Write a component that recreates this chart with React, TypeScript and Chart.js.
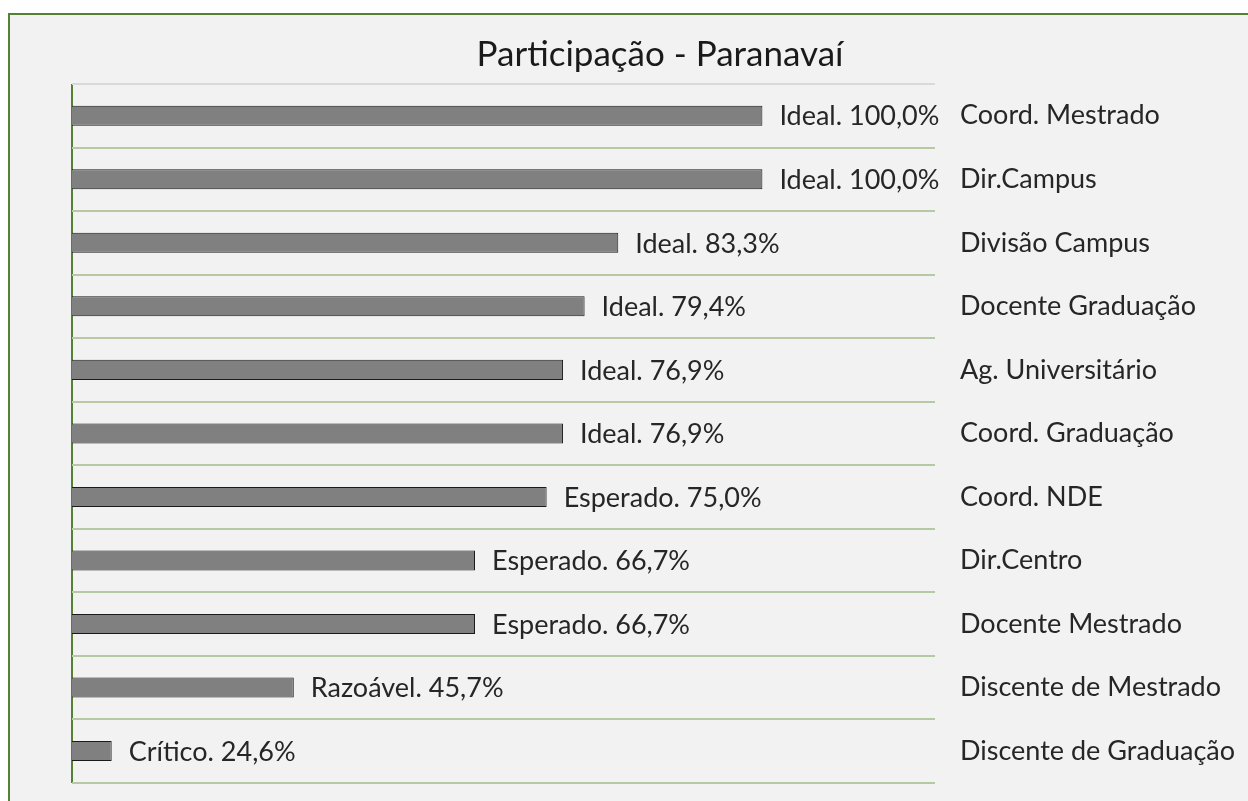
import React, { useEffect, useRef } from "react";
import { Chart, registerables } from "chart.js";

Chart.register(...registerables);

const TITLE = "Participação - Paranavaí";
const CATEGORIES = [
  "Coord. Mestrado",
  "Dir.Campus",
  "Divisão Campus",
  "Docente Graduação",
  "Ag. Universitário",
  "Coord. Graduação",
  "Coord. NDE",
  "Dir.Centro",
  "Docente Mestrado",
  "Discente de Mestrado",
  "Discente de Graduação",
];
const VALUES = [100.0, 100.0, 83.3, 79.4, 76.9, 76.9, 75.0, 66.7, 66.7, 45.7, 24.6];
const STATUS = [
  "Ideal",
  "Ideal",
  "Ideal",
  "Ideal",
  "Ideal",
  "Ideal",
  "Esperado",
  "Esperado",
  "Esperado",
  "Razoável",
  "Crítico",
];
const X_MIN = 20;
const X_MAX = 120;

const FONT_FAMILY = "Lato, 'Open Sans', sans-serif";
const FONT_SIZE = 27;
const TITLE_SIZE = 35;
const TEXT_COLOR = "#262626";

const barLabelPlugin = {
  id: "barLabels",
  afterDatasetsDraw(chart: any) {
    const ctx = chart.ctx;
    const meta = chart.getDatasetMeta(0);
    ctx.save();
    ctx.font = `${FONT_SIZE}px ${FONT_FAMILY}`;
    ctx.fillStyle = TEXT_COLOR;
    ctx.textAlign = "left";
    ctx.textBaseline = "middle";
    meta.data.forEach((bar: any, i: number) => {
      const v = VALUES[i].toFixed(1).replace(".", ",");
      ctx.fillText(`${STATUS[i]}. ${v}%`, bar.x + 17, bar.y + 1);
    });
    ctx.restore();
  },
};

export default function App() {
  const canvasRef = useRef<HTMLCanvasElement | null>(null);

  useEffect(() => {
    const canvas = canvasRef.current;
    if (!canvas) return;
    const chart = new Chart(canvas, {
      type: "bar",
      data: {
        labels: CATEGORIES,
        datasets: [
          {
            data: VALUES,
            backgroundColor: "#808080",
            borderColor: "#1a1a1a",
            borderWidth: 1,
            borderSkipped: false,
            barPercentage: 0.315,
            categoryPercentage: 1,
          },
        ],
      },
      options: {
        indexAxis: "y",
        responsive: false,
        animation: false,
        layout: { padding: { left: 62, right: 0, top: 0, bottom: 0 } },
        plugins: {
          legend: { display: false },
          tooltip: { enabled: false },
          title: {
            display: true,
            text: TITLE,
            color: "#1a1a1a",
            font: { family: FONT_FAMILY, size: TITLE_SIZE, weight: "normal" },
            padding: { top: 19, bottom: 8 },
          },
        },
        scales: {
          x: {
            min: X_MIN,
            max: X_MAX,
            ticks: { display: false, stepSize: 100 },
            border: { display: false },
            grid: {
              drawTicks: false,
              lineWidth: 2,
              color: (c: any) => (c.index === 0 ? "#548235" : "rgba(0,0,0,0)"),
            },
            afterFit: (s: any) => {
              s.height = 0;
            },
          },
          y: {
            position: "right",
            offset: true,
            border: { display: false },
            grid: {
              offset: true,
              drawTicks: false,
              lineWidth: 2,
              color: (c: any) => (c.index === 0 ? "#d9d9d9" : "#b6c9a2"),
            },
            ticks: {
              color: TEXT_COLOR,
              padding: 25,
              font: { family: FONT_FAMILY, size: FONT_SIZE },
            },
            afterFit: (s: any) => {
              s.width = 313;
            },
          },
        },
      },
      plugins: [barLabelPlugin],
    });
    return () => chart.destroy();
  }, []);

  return (
    <div
      style={{
        position: "fixed",
        left: 8,
        top: 13,
        width: 1240,
        height: 788,
        boxSizing: "border-box",
        borderLeft: "2px solid #548235",
        borderTop: "2px solid #548235",
        background: "#f2f2f2",
        overflow: "hidden",
      }}
    >
      <canvas ref={canvasRef} width={1238} height={809} style={{ display: "block" }} />
    </div>
  );
}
★ ★ ★ ★ ★ ★ ★
#### WHAT THIS TASK INVOLVES:
Leave every image out, and retype the material exactly.

#### SOLUTION FOR THIS TASK:
Write a component that recreates this chart with React, TypeScript and Chart.js.
import React, { useEffect, useRef } from "react";
import { Chart, registerables } from "chart.js";

Chart.register(...registerables);

const TITLE = "Participação - Paranavaí";
const CATEGORIES = [
  "Coord. Mestrado",
  "Dir.Campus",
  "Divisão Campus",
  "Docente Graduação",
  "Ag. Universitário",
  "Coord. Graduação",
  "Coord. NDE",
  "Dir.Centro",
  "Docente Mestrado",
  "Discente de Mestrado",
  "Discente de Graduação",
];
const VALUES = [100.0, 100.0, 83.3, 79.4, 76.9, 76.9, 75.0, 66.7, 66.7, 45.7, 24.6];
const STATUS = [
  "Ideal",
  "Ideal",
  "Ideal",
  "Ideal",
  "Ideal",
  "Ideal",
  "Esperado",
  "Esperado",
  "Esperado",
  "Razoável",
  "Crítico",
];
const X_MIN = 20;
const X_MAX = 120;

const FONT_FAMILY = "Lato, 'Open Sans', sans-serif";
const FONT_SIZE = 27;
const TITLE_SIZE = 35;
const TEXT_COLOR = "#262626";

const barLabelPlugin = {
  id: "barLabels",
  afterDatasetsDraw(chart: any) {
    const ctx = chart.ctx;
    const meta = chart.getDatasetMeta(0);
    ctx.save();
    ctx.font = `${FONT_SIZE}px ${FONT_FAMILY}`;
    ctx.fillStyle = TEXT_COLOR;
    ctx.textAlign = "left";
    ctx.textBaseline = "middle";
    meta.data.forEach((bar: any, i: number) => {
      const v = VALUES[i].toFixed(1).replace(".", ",");
      ctx.fillText(`${STATUS[i]}. ${v}%`, bar.x + 17, bar.y + 1);
    });
    ctx.restore();
  },
};

export default function App() {
  const canvasRef = useRef<HTMLCanvasElement | null>(null);

  useEffect(() => {
    const canvas = canvasRef.current;
    if (!canvas) return;
    const chart = new Chart(canvas, {
      type: "bar",
      data: {
        labels: CATEGORIES,
        datasets: [
          {
            data: VALUES,
            backgroundColor: "#808080",
            borderColor: "#1a1a1a",
            borderWidth: 1,
            borderSkipped: false,
            barPercentage: 0.315,
            categoryPercentage: 1,
          },
        ],
      },
      options: {
        indexAxis: "y",
        responsive: false,
        animation: false,
        layout: { padding: { left: 62, right: 0, top: 0, bottom: 0 } },
        plugins: {
          legend: { display: false },
          tooltip: { enabled: false },
          title: {
            display: true,
            text: TITLE,
            color: "#1a1a1a",
            font: { family: FONT_FAMILY, size: TITLE_SIZE, weight: "normal" },
            padding: { top: 19, bottom: 8 },
          },
        },
        scales: {
          x: {
            min: X_MIN,
            max: X_MAX,
            ticks: { display: false, stepSize: 100 },
            border: { display: false },
            grid: {
              drawTicks: false,
              lineWidth: 2,
              color: (c: any) => (c.index === 0 ? "#548235" : "rgba(0,0,0,0)"),
            },
            afterFit: (s: any) => {
              s.height = 0;
            },
          },
          y: {
            position: "right",
            offset: true,
            border: { display: false },
            grid: {
              offset: true,
              drawTicks: false,
              lineWidth: 2,
              color: (c: any) => (c.index === 0 ? "#d9d9d9" : "#b6c9a2"),
            },
            ticks: {
              color: TEXT_COLOR,
              padding: 25,
              font: { family: FONT_FAMILY, size: FONT_SIZE },
            },
            afterFit: (s: any) => {
              s.width = 313;
            },
          },
        },
      },
      plugins: [barLabelPlugin],
    });
    return () => chart.destroy();
  }, []);

  return (
    <div
      style={{
        position: "fixed",
        left: 8,
        top: 13,
        width: 1240,
        height: 788,
        boxSizing: "border-box",
        borderLeft: "2px solid #548235",
        borderTop: "2px solid #548235",
        background: "#f2f2f2",
        overflow: "hidden",
      }}
    >
      <canvas ref={canvasRef} width={1238} height={809} style={{ display: "block" }} />
    </div>
  );
}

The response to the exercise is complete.